Can the seasoned pro teach the rookie?

Dear Ken Keller,

I’ve got a situation that I need some help addressing.

One of my employees has been with me for many years. He is a hard worker and knows his stuff. While he hasn’t been good about making himself better at his craft, I am OK with that because he is punctual, does quality work and works well with his fellow employees. I’ve never had an issue with him until now.

My employee is not getting any younger, and he is not in the best of health. I have no idea as to when he is planning to retire, and I am continually thinking about the risk to the company if something happens to him.

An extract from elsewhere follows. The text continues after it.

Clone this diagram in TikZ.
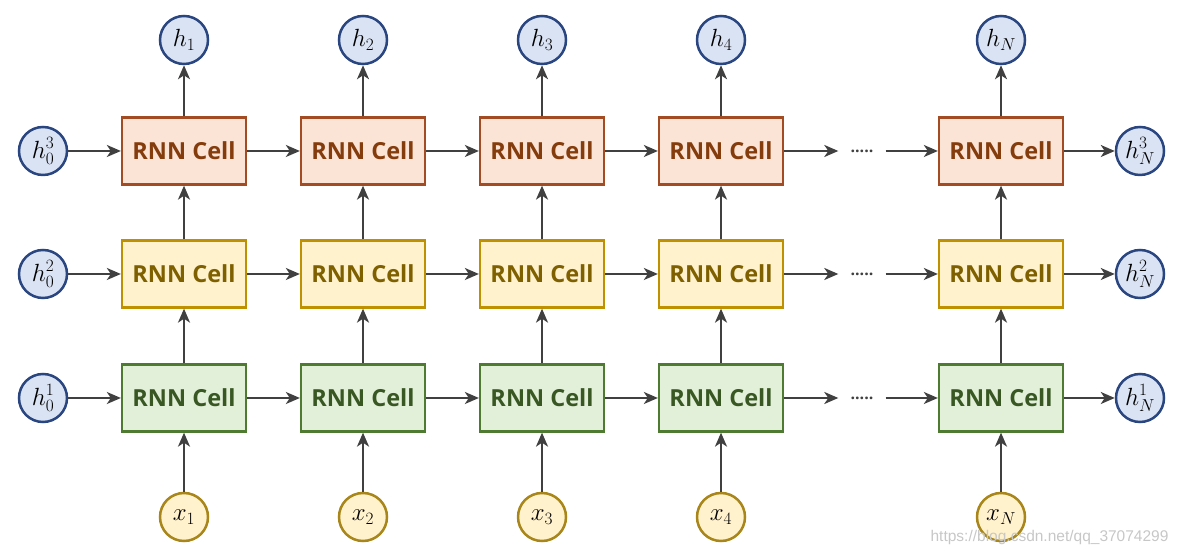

So, I’ve asked my long-tenured employee to start working with a younger guy so the younger guy can, over time, learn what he needs to know just in case something happens.

The older employee refuses to cooperate, and now I am back to square one.
—Will O.

Dear Will:

You have a problem that is happening more often than you think. It’s going to become commonplace as Baby Boomers strive to stay on the payroll as long as possible.

Unless you have had a series of discussions with your older employee about the need to start this transfer of knowledge for his benefit and to reduce the risk to the company, he may be feeling that this is some sort of betrayal and you are getting ready to give him a gold watch and send him into retirement.

This, I presume, is exactly what he is trying to avoid.

No one who works as hard or as long as you say this employee has for you is going to give up anything without a good reason. People like this are prideful of their work ethic, their knowledge and their contribution to the company they work for. It provides them with security, but what is more important is it provides them with association and stature.

You may not think this way, but your employee does.

You need to allow ample time for your treasured employee to process what you are thinking. You need to paint a picture of what his future will look like during and after this transition so he can get comfortable with what you desire to do.

How you handle this will be viewed by others in your company as a significant test of how you treat older employees who are loyal and have been contributors for many years. Take ample time and do it right by this employee.

Dear Ken Keller,

How often should I be meeting with my managers? We have a monthly staff meeting, but I don’t think that this is enough. I also meet with them informally more often.
—Pamela J.

Dear Pamela:

You should meet with each manager every week in person or on the phone and discuss their objectives, how things are progressing, what the obstacles are, and what resources and help they need to achieve their objectives.